● **PROVIDED DATA**:

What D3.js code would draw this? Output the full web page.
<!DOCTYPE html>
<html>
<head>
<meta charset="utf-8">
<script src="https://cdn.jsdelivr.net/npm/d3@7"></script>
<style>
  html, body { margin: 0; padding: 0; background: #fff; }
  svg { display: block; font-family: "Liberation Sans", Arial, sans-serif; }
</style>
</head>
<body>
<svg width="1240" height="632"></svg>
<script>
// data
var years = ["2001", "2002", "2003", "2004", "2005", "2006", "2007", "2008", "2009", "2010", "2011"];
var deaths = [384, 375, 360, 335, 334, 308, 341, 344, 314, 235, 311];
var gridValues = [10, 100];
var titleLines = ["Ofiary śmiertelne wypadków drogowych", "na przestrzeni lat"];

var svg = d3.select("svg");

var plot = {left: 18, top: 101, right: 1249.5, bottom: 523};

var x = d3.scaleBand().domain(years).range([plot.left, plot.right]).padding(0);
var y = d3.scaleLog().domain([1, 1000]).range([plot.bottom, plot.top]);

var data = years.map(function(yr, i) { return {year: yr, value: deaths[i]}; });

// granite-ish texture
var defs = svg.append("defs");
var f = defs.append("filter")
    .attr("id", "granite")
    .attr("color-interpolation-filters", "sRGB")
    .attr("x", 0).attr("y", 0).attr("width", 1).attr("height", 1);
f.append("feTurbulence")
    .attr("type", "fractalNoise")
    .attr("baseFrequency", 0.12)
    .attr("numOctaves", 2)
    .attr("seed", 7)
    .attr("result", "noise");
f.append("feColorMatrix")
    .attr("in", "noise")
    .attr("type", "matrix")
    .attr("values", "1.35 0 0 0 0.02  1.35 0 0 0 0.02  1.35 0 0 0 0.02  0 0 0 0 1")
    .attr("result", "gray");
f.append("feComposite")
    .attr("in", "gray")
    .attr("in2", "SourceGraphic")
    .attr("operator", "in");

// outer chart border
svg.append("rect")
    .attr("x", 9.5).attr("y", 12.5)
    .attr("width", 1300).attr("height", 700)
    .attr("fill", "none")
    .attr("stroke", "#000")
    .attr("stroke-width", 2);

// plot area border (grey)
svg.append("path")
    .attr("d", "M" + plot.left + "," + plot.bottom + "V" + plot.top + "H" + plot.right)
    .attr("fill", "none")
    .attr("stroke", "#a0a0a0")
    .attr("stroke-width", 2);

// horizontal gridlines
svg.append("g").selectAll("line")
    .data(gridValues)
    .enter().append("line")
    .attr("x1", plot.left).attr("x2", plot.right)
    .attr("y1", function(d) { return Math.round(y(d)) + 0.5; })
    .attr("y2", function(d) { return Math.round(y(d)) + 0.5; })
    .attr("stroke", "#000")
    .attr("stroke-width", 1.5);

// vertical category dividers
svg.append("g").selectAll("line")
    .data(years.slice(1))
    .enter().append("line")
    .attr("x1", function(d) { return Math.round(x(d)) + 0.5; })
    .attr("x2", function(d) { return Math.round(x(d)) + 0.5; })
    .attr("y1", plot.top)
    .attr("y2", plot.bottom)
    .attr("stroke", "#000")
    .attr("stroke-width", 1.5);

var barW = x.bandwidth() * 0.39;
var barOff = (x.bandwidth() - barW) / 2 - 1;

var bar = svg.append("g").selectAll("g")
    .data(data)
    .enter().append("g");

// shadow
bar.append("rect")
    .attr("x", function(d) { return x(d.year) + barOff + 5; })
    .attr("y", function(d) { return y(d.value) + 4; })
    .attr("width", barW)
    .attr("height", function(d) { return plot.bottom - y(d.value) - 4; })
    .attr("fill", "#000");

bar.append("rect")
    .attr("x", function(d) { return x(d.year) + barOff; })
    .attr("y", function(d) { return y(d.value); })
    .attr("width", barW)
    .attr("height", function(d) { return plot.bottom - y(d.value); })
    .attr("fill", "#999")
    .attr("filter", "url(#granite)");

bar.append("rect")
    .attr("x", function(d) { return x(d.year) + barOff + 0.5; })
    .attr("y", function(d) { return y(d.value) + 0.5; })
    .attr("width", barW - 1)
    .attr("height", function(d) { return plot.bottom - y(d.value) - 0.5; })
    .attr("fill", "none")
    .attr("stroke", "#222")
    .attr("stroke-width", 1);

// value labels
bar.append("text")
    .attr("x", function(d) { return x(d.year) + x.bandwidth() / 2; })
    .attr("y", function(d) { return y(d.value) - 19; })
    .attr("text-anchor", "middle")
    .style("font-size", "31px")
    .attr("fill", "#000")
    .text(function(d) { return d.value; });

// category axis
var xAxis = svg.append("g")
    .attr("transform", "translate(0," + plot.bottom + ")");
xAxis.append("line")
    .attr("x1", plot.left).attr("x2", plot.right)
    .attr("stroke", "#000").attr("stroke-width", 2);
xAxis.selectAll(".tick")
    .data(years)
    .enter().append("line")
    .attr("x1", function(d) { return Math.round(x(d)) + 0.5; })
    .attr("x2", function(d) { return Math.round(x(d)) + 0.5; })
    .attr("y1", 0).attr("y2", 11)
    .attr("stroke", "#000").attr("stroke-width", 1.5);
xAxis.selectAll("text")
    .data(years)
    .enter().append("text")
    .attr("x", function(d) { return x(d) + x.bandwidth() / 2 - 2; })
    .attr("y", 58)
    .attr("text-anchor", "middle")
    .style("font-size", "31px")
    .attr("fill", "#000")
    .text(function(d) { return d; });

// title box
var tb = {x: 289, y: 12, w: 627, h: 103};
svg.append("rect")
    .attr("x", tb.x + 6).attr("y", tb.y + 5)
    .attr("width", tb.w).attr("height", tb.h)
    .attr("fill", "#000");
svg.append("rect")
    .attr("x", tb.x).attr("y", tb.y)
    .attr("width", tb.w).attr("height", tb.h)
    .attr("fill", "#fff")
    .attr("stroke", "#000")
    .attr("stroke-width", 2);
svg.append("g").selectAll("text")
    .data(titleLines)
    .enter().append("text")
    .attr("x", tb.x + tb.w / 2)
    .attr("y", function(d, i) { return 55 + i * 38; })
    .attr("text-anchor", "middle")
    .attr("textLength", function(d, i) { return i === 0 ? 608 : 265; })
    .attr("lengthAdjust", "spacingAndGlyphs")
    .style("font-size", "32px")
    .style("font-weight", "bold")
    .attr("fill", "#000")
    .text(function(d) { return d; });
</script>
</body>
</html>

● **WORK TO COMPLETE**: Take the listing above and write it out again exactly.

● **RESULT FOR THIS EXERCISE**:
What D3.js code would draw this? Output the full web page.
<!DOCTYPE html>
<html>
<head>
<meta charset="utf-8">
<script src="https://cdn.jsdelivr.net/npm/d3@7"></script>
<style>
  html, body { margin: 0; padding: 0; background: #fff; }
  svg { display: block; font-family: "Liberation Sans", Arial, sans-serif; }
</style>
</head>
<body>
<svg width="1240" height="632"></svg>
<script>
// data
var years = ["2001", "2002", "2003", "2004", "2005", "2006", "2007", "2008", "2009", "2010", "2011"];
var deaths = [384, 375, 360, 335, 334, 308, 341, 344, 314, 235, 311];
var gridValues = [10, 100];
var titleLines = ["Ofiary śmiertelne wypadków drogowych", "na przestrzeni lat"];

var svg = d3.select("svg");

var plot = {left: 18, top: 101, right: 1249.5, bottom: 523};

var x = d3.scaleBand().domain(years).range([plot.left, plot.right]).padding(0);
var y = d3.scaleLog().domain([1, 1000]).range([plot.bottom, plot.top]);

var data = years.map(function(yr, i) { return {year: yr, value: deaths[i]}; });

// granite-ish texture
var defs = svg.append("defs");
var f = defs.append("filter")
    .attr("id", "granite")
    .attr("color-interpolation-filters", "sRGB")
    .attr("x", 0).attr("y", 0).attr("width", 1).attr("height", 1);
f.append("feTurbulence")
    .attr("type", "fractalNoise")
    .attr("baseFrequency", 0.12)
    .attr("numOctaves", 2)
    .attr("seed", 7)
    .attr("result", "noise");
f.append("feColorMatrix")
    .attr("in", "noise")
    .attr("type", "matrix")
    .attr("values", "1.35 0 0 0 0.02  1.35 0 0 0 0.02  1.35 0 0 0 0.02  0 0 0 0 1")
    .attr("result", "gray");
f.append("feComposite")
    .attr("in", "gray")
    .attr("in2", "SourceGraphic")
    .attr("operator", "in");

// outer chart border
svg.append("rect")
    .attr("x", 9.5).attr("y", 12.5)
    .attr("width", 1300).attr("height", 700)
    .attr("fill", "none")
    .attr("stroke", "#000")
    .attr("stroke-width", 2);

// plot area border (grey)
svg.append("path")
    .attr("d", "M" + plot.left + "," + plot.bottom + "V" + plot.top + "H" + plot.right)
    .attr("fill", "none")
    .attr("stroke", "#a0a0a0")
    .attr("stroke-width", 2);

// horizontal gridlines
svg.append("g").selectAll("line")
    .data(gridValues)
    .enter().append("line")
    .attr("x1", plot.left).attr("x2", plot.right)
    .attr("y1", function(d) { return Math.round(y(d)) + 0.5; })
    .attr("y2", function(d) { return Math.round(y(d)) + 0.5; })
    .attr("stroke", "#000")
    .attr("stroke-width", 1.5);

// vertical category dividers
svg.append("g").selectAll("line")
    .data(years.slice(1))
    .enter().append("line")
    .attr("x1", function(d) { return Math.round(x(d)) + 0.5; })
    .attr("x2", function(d) { return Math.round(x(d)) + 0.5; })
    .attr("y1", plot.top)
    .attr("y2", plot.bottom)
    .attr("stroke", "#000")
    .attr("stroke-width", 1.5);

var barW = x.bandwidth() * 0.39;
var barOff = (x.bandwidth() - barW) / 2 - 1;

var bar = svg.append("g").selectAll("g")
    .data(data)
    .enter().append("g");

// shadow
bar.append("rect")
    .attr("x", function(d) { return x(d.year) + barOff + 5; })
    .attr("y", function(d) { return y(d.value) + 4; })
    .attr("width", barW)
    .attr("height", function(d) { return plot.bottom - y(d.value) - 4; })
    .attr("fill", "#000");

bar.append("rect")
    .attr("x", function(d) { return x(d.year) + barOff; })
    .attr("y", function(d) { return y(d.value); })
    .attr("width", barW)
    .attr("height", function(d) { return plot.bottom - y(d.value); })
    .attr("fill", "#999")
    .attr("filter", "url(#granite)");

bar.append("rect")
    .attr("x", function(d) { return x(d.year) + barOff + 0.5; })
    .attr("y", function(d) { return y(d.value) + 0.5; })
    .attr("width", barW - 1)
    .attr("height", function(d) { return plot.bottom - y(d.value) - 0.5; })
    .attr("fill", "none")
    .attr("stroke", "#222")
    .attr("stroke-width", 1);

// value labels
bar.append("text")
    .attr("x", function(d) { return x(d.year) + x.bandwidth() / 2; })
    .attr("y", function(d) { return y(d.value) - 19; })
    .attr("text-anchor", "middle")
    .style("font-size", "31px")
    .attr("fill", "#000")
    .text(function(d) { return d.value; });

// category axis
var xAxis = svg.append("g")
    .attr("transform", "translate(0," + plot.bottom + ")");
xAxis.append("line")
    .attr("x1", plot.left).attr("x2", plot.right)
    .attr("stroke", "#000").attr("stroke-width", 2);
xAxis.selectAll(".tick")
    .data(years)
    .enter().append("line")
    .attr("x1", function(d) { return Math.round(x(d)) + 0.5; })
    .attr("x2", function(d) { return Math.round(x(d)) + 0.5; })
    .attr("y1", 0).attr("y2", 11)
    .attr("stroke", "#000").attr("stroke-width", 1.5);
xAxis.selectAll("text")
    .data(years)
    .enter().append("text")
    .attr("x", function(d) { return x(d) + x.bandwidth() / 2 - 2; })
    .attr("y", 58)
    .attr("text-anchor", "middle")
    .style("font-size", "31px")
    .attr("fill", "#000")
    .text(function(d) { return d; });

// title box
var tb = {x: 289, y: 12, w: 627, h: 103};
svg.append("rect")
    .attr("x", tb.x + 6).attr("y", tb.y + 5)
    .attr("width", tb.w).attr("height", tb.h)
    .attr("fill", "#000");
svg.append("rect")
    .attr("x", tb.x).attr("y", tb.y)
    .attr("width", tb.w).attr("height", tb.h)
    .attr("fill", "#fff")
    .attr("stroke", "#000")
    .attr("stroke-width", 2);
svg.append("g").selectAll("text")
    .data(titleLines)
    .enter().append("text")
    .attr("x", tb.x + tb.w / 2)
    .attr("y", function(d, i) { return 55 + i * 38; })
    .attr("text-anchor", "middle")
    .attr("textLength", function(d, i) { return i === 0 ? 608 : 265; })
    .attr("lengthAdjust", "spacingAndGlyphs")
    .style("font-size", "32px")
    .style("font-weight", "bold")
    .attr("fill", "#000")
    .text(function(d) { return d; });
</script>
</body>
</html>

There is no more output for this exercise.